**EXERCISE TASK**
Select from the data all lines with the word "that".

**ENTRIES SUPPLIED**
▬▬▬▬▬▬
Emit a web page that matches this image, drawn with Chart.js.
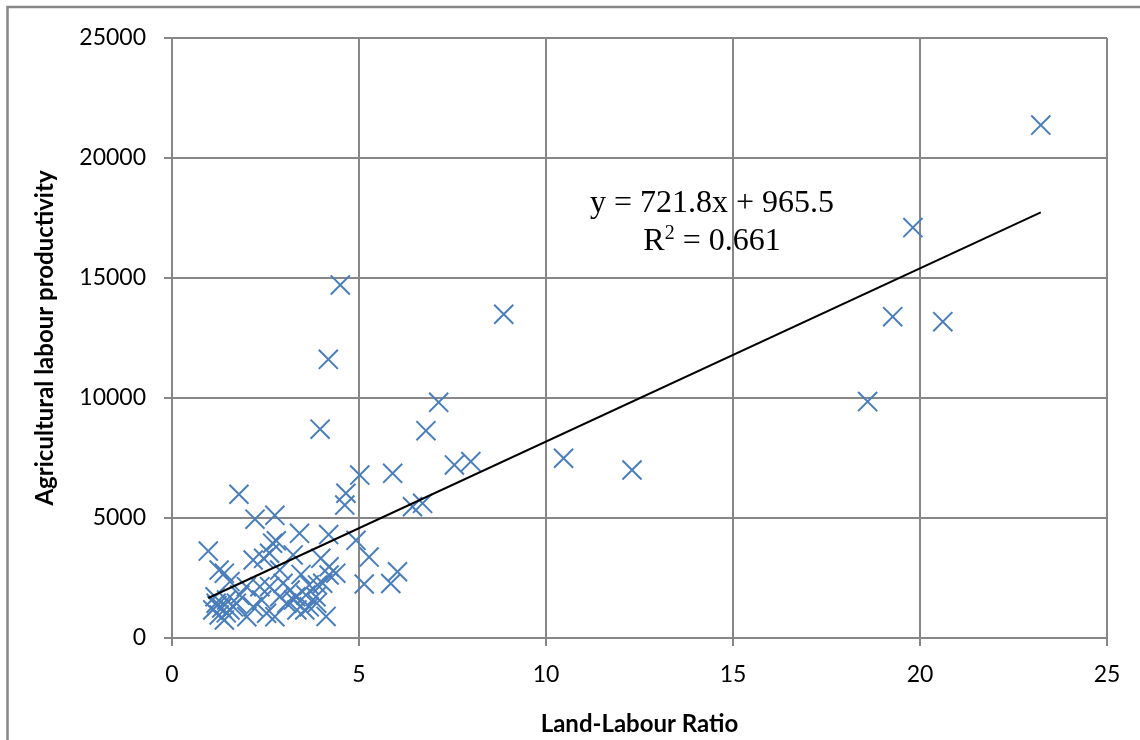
▬▬▬▬▬▬
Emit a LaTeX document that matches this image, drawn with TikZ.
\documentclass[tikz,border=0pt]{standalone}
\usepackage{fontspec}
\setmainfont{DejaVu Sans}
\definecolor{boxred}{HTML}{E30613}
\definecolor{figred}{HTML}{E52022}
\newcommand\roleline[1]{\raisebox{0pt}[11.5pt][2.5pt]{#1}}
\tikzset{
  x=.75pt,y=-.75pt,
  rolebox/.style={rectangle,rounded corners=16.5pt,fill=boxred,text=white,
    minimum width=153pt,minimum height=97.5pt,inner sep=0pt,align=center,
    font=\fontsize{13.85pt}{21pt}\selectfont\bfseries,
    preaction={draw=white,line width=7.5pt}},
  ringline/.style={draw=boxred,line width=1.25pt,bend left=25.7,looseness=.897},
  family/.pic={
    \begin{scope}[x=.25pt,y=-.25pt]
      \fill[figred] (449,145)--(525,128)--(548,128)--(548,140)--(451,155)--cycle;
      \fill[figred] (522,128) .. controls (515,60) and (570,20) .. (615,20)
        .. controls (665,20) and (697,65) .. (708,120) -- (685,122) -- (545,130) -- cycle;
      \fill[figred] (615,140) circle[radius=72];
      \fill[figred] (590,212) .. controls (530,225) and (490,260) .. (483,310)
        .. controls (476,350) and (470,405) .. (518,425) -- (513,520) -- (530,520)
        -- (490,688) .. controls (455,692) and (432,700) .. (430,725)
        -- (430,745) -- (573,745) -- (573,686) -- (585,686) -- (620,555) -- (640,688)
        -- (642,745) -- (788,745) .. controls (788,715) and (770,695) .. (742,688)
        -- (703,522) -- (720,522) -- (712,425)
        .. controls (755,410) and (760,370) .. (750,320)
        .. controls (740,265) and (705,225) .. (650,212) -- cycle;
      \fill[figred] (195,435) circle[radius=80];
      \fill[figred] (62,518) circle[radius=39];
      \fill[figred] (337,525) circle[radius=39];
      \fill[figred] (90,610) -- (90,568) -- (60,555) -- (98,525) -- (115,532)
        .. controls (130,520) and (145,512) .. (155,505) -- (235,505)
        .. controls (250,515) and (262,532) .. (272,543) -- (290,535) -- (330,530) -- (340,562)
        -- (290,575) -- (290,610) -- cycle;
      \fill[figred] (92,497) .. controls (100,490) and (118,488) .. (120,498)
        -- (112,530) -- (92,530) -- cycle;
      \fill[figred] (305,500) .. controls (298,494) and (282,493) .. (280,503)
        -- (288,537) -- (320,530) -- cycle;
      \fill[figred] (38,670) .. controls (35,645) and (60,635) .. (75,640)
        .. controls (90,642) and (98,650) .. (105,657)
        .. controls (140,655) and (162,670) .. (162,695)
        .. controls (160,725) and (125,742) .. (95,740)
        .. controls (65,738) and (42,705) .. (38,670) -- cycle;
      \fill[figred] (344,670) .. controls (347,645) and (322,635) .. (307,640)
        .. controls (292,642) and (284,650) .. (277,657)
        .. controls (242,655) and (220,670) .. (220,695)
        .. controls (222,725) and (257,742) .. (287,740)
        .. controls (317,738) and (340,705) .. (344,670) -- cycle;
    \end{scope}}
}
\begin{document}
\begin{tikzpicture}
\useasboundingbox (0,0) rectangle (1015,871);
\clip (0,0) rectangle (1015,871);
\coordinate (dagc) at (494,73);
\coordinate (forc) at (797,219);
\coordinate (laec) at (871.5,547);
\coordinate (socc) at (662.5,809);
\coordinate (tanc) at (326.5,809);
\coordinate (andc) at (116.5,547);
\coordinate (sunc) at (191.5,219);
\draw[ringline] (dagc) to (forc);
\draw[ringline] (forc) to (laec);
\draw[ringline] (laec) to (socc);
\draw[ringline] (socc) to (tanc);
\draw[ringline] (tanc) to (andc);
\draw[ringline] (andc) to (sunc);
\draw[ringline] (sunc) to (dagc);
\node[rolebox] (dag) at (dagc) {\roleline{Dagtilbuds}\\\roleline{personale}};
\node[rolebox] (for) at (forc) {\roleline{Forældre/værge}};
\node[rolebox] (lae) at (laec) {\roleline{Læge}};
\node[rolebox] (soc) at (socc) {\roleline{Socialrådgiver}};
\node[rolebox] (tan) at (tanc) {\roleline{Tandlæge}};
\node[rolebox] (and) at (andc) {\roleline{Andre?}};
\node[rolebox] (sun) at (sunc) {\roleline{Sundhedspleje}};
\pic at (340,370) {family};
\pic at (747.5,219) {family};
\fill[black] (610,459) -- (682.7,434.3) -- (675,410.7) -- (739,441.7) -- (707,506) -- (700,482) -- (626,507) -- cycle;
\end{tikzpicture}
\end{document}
▬▬▬▬▬▬
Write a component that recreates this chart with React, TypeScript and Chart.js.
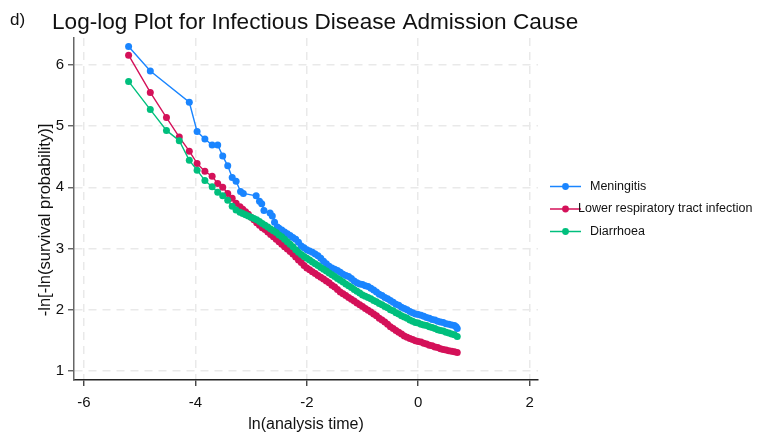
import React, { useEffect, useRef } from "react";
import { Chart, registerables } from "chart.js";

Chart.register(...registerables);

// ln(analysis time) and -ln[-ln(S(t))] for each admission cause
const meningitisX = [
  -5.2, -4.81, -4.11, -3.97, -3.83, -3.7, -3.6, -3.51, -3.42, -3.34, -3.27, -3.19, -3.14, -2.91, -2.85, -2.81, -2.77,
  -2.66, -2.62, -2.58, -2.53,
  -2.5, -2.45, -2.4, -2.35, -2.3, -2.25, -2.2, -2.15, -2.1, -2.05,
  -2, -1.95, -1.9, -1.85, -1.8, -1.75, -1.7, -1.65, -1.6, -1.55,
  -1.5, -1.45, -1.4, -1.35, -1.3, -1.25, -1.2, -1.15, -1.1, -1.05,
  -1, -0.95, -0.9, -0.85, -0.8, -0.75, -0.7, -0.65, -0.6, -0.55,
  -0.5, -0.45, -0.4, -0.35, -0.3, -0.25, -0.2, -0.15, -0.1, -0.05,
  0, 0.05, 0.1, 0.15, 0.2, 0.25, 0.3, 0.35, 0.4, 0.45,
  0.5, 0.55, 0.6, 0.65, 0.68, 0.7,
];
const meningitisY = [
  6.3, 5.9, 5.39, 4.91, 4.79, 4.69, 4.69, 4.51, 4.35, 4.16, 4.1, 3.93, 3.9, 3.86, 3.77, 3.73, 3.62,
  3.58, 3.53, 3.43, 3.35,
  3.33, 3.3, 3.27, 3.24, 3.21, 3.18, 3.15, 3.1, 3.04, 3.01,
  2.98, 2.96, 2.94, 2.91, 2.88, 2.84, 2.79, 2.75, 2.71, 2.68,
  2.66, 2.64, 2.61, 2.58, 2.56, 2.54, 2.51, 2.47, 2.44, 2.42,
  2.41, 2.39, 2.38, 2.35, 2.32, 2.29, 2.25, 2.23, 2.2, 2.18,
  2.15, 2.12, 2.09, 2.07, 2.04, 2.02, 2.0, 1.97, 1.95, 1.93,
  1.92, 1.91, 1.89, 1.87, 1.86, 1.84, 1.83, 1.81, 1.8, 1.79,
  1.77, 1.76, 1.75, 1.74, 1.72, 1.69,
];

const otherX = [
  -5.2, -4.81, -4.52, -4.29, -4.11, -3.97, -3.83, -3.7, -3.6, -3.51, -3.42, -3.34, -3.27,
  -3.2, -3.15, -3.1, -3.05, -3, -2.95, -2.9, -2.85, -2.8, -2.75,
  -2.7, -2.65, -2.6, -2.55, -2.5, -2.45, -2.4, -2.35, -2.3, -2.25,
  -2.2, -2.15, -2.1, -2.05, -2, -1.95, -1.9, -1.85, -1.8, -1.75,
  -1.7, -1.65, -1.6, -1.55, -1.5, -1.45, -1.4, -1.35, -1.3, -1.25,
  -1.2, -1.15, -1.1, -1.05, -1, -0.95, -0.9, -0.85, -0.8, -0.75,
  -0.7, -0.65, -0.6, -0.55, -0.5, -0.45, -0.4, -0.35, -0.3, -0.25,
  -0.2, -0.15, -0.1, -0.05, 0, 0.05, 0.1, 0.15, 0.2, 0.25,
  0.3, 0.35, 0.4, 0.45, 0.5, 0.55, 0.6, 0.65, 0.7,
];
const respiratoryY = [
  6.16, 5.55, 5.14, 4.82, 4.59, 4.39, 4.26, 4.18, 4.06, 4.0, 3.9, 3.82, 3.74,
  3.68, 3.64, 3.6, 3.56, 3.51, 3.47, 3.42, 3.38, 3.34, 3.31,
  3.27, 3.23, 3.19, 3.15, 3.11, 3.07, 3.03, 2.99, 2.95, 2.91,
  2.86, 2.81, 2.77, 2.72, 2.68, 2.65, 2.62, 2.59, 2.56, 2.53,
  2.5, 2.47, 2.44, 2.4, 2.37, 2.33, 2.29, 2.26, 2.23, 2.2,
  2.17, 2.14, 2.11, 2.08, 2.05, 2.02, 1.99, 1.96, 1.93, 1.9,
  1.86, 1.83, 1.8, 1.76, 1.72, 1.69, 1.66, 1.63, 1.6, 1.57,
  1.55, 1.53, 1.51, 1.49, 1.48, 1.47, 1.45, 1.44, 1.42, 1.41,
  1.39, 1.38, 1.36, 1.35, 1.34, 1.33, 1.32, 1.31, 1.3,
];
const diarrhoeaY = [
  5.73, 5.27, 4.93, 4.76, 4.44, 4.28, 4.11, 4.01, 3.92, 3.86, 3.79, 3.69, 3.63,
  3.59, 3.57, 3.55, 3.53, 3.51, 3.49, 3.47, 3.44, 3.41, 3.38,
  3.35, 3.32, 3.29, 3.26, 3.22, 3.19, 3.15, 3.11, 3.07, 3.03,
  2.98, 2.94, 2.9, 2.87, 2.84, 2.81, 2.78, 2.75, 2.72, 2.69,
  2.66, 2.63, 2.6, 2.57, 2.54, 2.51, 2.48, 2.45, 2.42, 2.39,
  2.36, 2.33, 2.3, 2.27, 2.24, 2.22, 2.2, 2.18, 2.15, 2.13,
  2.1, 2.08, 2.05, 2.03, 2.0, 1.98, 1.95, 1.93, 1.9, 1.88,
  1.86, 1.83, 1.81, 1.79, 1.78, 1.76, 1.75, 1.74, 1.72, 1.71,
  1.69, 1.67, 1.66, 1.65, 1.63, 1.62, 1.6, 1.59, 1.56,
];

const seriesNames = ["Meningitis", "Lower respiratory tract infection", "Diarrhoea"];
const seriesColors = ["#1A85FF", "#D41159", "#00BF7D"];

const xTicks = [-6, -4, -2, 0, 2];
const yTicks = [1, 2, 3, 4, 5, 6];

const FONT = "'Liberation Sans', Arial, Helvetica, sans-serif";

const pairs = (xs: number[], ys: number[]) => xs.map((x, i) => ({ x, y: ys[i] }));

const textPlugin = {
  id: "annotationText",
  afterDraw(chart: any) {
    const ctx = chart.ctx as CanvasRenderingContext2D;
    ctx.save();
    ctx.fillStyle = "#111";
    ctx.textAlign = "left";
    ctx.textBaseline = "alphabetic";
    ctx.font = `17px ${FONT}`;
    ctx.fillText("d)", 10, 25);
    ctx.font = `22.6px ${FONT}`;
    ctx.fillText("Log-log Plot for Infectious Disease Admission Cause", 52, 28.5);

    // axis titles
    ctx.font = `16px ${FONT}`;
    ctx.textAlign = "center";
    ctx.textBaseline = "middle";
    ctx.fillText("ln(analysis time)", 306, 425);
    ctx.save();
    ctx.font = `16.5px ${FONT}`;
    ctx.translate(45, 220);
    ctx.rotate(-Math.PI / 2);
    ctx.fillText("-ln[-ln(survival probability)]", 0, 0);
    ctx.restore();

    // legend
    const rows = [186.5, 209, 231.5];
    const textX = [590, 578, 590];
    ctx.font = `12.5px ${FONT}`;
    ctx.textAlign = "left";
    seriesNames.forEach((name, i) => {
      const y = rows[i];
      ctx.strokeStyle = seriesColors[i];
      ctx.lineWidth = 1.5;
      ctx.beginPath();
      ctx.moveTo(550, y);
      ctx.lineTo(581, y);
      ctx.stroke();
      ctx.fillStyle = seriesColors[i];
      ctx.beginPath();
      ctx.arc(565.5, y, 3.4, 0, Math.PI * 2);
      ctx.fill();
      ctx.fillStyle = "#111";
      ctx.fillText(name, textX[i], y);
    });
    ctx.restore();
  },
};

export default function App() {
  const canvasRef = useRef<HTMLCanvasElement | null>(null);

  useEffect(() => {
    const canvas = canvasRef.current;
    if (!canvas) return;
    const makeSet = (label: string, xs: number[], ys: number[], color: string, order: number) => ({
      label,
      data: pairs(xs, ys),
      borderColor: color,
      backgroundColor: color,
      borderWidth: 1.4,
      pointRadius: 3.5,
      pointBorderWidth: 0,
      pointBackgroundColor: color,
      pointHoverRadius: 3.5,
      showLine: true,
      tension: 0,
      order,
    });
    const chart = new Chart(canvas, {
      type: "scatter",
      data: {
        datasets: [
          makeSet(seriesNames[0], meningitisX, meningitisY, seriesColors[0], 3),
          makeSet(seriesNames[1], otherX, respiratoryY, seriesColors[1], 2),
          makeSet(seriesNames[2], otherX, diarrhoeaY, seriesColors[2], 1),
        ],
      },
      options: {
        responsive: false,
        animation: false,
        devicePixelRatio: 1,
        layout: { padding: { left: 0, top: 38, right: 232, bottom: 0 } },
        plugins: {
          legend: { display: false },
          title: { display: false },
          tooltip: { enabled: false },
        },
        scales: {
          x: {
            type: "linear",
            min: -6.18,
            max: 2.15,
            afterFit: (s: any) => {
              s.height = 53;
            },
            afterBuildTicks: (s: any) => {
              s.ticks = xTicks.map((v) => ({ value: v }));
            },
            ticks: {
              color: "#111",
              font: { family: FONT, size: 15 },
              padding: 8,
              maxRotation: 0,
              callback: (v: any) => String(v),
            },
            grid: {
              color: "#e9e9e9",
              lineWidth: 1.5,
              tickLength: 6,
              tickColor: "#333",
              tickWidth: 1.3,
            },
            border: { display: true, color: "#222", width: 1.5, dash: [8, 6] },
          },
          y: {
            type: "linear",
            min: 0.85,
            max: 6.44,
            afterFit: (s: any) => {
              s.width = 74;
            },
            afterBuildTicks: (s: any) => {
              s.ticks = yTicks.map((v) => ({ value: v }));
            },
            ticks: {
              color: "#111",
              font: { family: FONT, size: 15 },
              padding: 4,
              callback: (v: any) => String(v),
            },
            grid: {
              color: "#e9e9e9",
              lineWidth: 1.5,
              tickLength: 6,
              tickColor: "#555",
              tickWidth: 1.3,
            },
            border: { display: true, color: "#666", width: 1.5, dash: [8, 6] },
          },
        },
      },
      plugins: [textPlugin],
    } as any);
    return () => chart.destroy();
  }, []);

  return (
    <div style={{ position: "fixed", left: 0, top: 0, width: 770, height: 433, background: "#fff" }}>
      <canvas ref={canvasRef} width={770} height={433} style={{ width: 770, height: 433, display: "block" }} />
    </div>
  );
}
▬▬▬▬▬▬
**TASK SOLUTION**
Emit a web page that matches this image, drawn with Chart.js.
Emit a LaTeX document that matches this image, drawn with TikZ.
Write a component that recreates this chart with React, TypeScript and Chart.js.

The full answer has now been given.